Est donc «néfaste» ce qui est impie, sacrilège ou tout simplement défendu. Avant d’être des philosophes, les Romains sont des moralistes. Ils préfèrent la tradition des ancêtres aux élucubrations des raisonneurs. Ils appuient leur politique et leur vision du monde sur le mos majorum, qui se traduit littéralement par «mœurs des anciens», sorte de code non écrit, de lois, de conduites et de coutumes. Les cinq fondements du mos majorum sont : la fides, qui est la confiance, la foi donnée aux autres, le respect de la parole donnée, la pietas, qui est la dévotion, le devoir envers les dieux et la patrie, la majestas, qui est le sentiment de grandeur, de supériorité sur les autres peuples, la virtus, qui est la force morale et le courage, enfin la gravitas, qu’on peut définir comme la dignité. Tous les arts et l’abondante littérature romaine sont orientés dans le respect de ces valeurs. Salluste, Tite-Live, Tacite, Suétone, Sénèque… On ne compte pas les auteurs latins qui loueront ces vertus à travers des œuvres différentes, sous-tendues par les doctrines stoïciennes, dont l’apogée du mouvement trouvera sa plus belle expression dans les Pensées de Marc-Aurèle, à la fin de la Pax Romana.
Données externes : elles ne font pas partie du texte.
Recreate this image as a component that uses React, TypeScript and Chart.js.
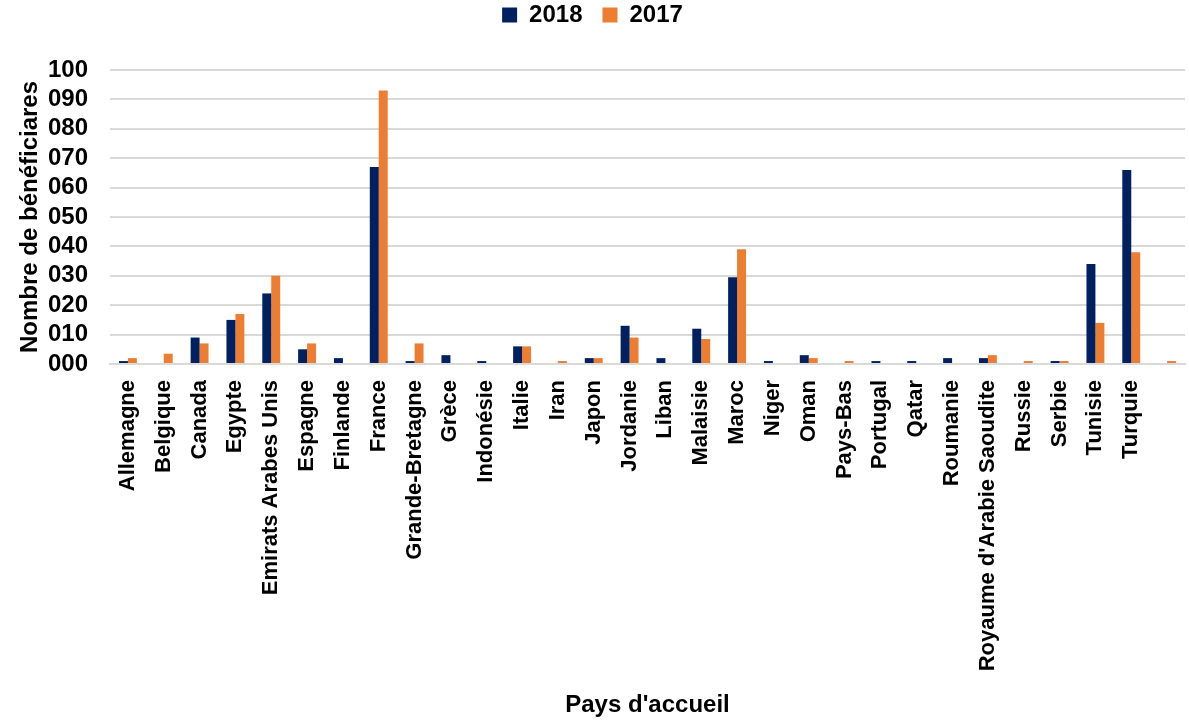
import React, { useEffect, useRef } from "react";
import { Chart, registerables } from "chart.js";

Chart.register(...registerables);

const categories = [
  "Allemagne", "Belgique", "Canada", "Egypte", "Emirats Arabes Unis", "Espagne",
  "Finlande", "France", "Grande-Bretagne", "Grèce", "Indonésie", "Italie", "Iran",
  "Japon", "Jordanie", "Liban", "Malaisie", "Maroc", "Niger", "Oman", "Pays-Bas",
  "Portugal", "Qatar", "Roumanie", "Royaume d'Arabie Saoudite", "Russie", "Serbie",
  "Tunisie", "Turquie", "",
];

const values2018 = [
  1, 0, 9, 15, 24, 5, 2, 67, 1, 3, 1, 6, 0, 2, 13, 2, 12, 29.5, 1, 3, 0, 1, 1, 2, 2, 0, 1, 34, 66, 0,
];

const values2017 = [
  2, 3.5, 7, 17, 30, 7, 0, 93, 7, 0, 0, 6, 1, 2, 9, 0, 8.5, 39, 0, 2, 1, 0, 0, 0, 3, 1, 1, 14, 38, 1,
];

const yTicks = [0, 10, 20, 30, 40, 50, 60, 70, 80, 90, 100];

const FONT = "'Liberation Sans', Arial, sans-serif";

export default function App() {
  const ref = useRef<HTMLCanvasElement>(null);

  useEffect(() => {
    document.body.style.margin = "0";
    const legendMargin = {
      id: "legendMargin",
      beforeInit(chart: any) {
        if (!chart.legend) return;
        const orig = chart.legend.fit;
        chart.legend.fit = function () {
          orig.call(this);
          this.height += 33;
        };
      },
    };
    const chart = new Chart(ref.current as HTMLCanvasElement, {
      type: "bar",
      data: {
        labels: categories,
        datasets: [
          {
            label: "2018",
            data: values2018,
            backgroundColor: "#002060",
            categoryPercentage: 0.5,
            barPercentage: 1,
          },
          {
            label: "2017",
            data: values2017,
            backgroundColor: "#ED7D31",
            categoryPercentage: 0.5,
            barPercentage: 1,
          },
        ],
      },
      options: {
        animation: false,
        responsive: false,
        maintainAspectRatio: false,
        layout: { padding: { left: 0, right: 4, top: -17, bottom: 0 } },
        plugins: {
          legend: {
            position: "top",
            labels: {
              boxWidth: 15,
              boxHeight: 15,
              padding: 20,
              color: "#000",
              font: { family: FONT, size: 24, weight: "bold" },
            },
          },
          tooltip: { enabled: false },
        },
        scales: {
          x: {
            grid: { display: false, drawTicks: false },
            border: { color: "#d9d9d9", width: 2 },
            ticks: {
              autoSkip: false,
              maxRotation: 90,
              minRotation: 90,
              padding: 16,
              color: "#000",
              font: { family: FONT, size: 22, weight: "bold" },
            },
            title: {
              display: true,
              text: "Pays d'accueil",
              color: "#000",
              font: { family: FONT, size: 24, weight: "bold" },
              padding: { top: 0, bottom: 4 },
            },
            afterFit(scale: any) {
              scale.height = 360;
              scale.paddingLeft = 0;
              scale.paddingRight = 0;
            },
          },
          y: {
            min: 0,
            max: 100,
            grid: { color: "#d9d9d9", lineWidth: 2, drawTicks: false },
            border: { display: false },
            afterBuildTicks(scale: any) {
              scale.ticks = yTicks.map((v) => ({ value: v }));
            },
            ticks: {
              autoSkip: false,
              padding: 22,
              color: "#000",
              font: { family: FONT, size: 24, weight: "bold" },
              callback: (v: any) => String(v).padStart(3, "0"),
            },
            title: {
              display: true,
              text: "Nombre de bénéficiares",
              color: "#000",
              font: { family: FONT, size: 24, weight: "bold" },
              padding: { top: 16, bottom: 0 },
            },
            afterFit(scale: any) {
              scale.width = 110;
            },
          },
        },
      },
      plugins: [legendMargin],
    } as any);
    return () => chart.destroy();
  }, []);

  return (
    <div style={{ position: "absolute", left: 0, top: 0, width: 1189, height: 724 }}>
      <canvas ref={ref} width={1189} height={724} style={{ width: 1189, height: 724 }} />
    </div>
  );
}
La Paix Romaine dure presque trois cents ans. Un exploit dans l’Histoire des Peuples. Un paradoxe aussi, parce que les Romains sont des maîtres puissants dans l’art de la guerre. L’organisation et la discipline de l’armée romaine sont, aujourd’hui encore, des modèles du genre. La force de ses Légions a fait la puissance de l’Empire. Mais la Pax Romana est relative. Elle désigne une période sans guerre civile et sans invasion majeure, car il y avait toujours des conflits avec les tribus voisines de l’Empire. Une période propice aux arts et à la culture, une parenthèse enchanté dans l’histoire des civilisations, que les historiens appelleront le Siècle d’Auguste. On chante, on danse, on écrit, on peint, on décore, on construit. Les Romains sont des bâtisseurs de premier ordre. A la suite des Grecs, ils posent les fondations d’un art nouveau, celui de construire des villes, dans le respect des contraintes d’une vie en grand nombre et des lois de l’esthétique. L’urbanisme est né.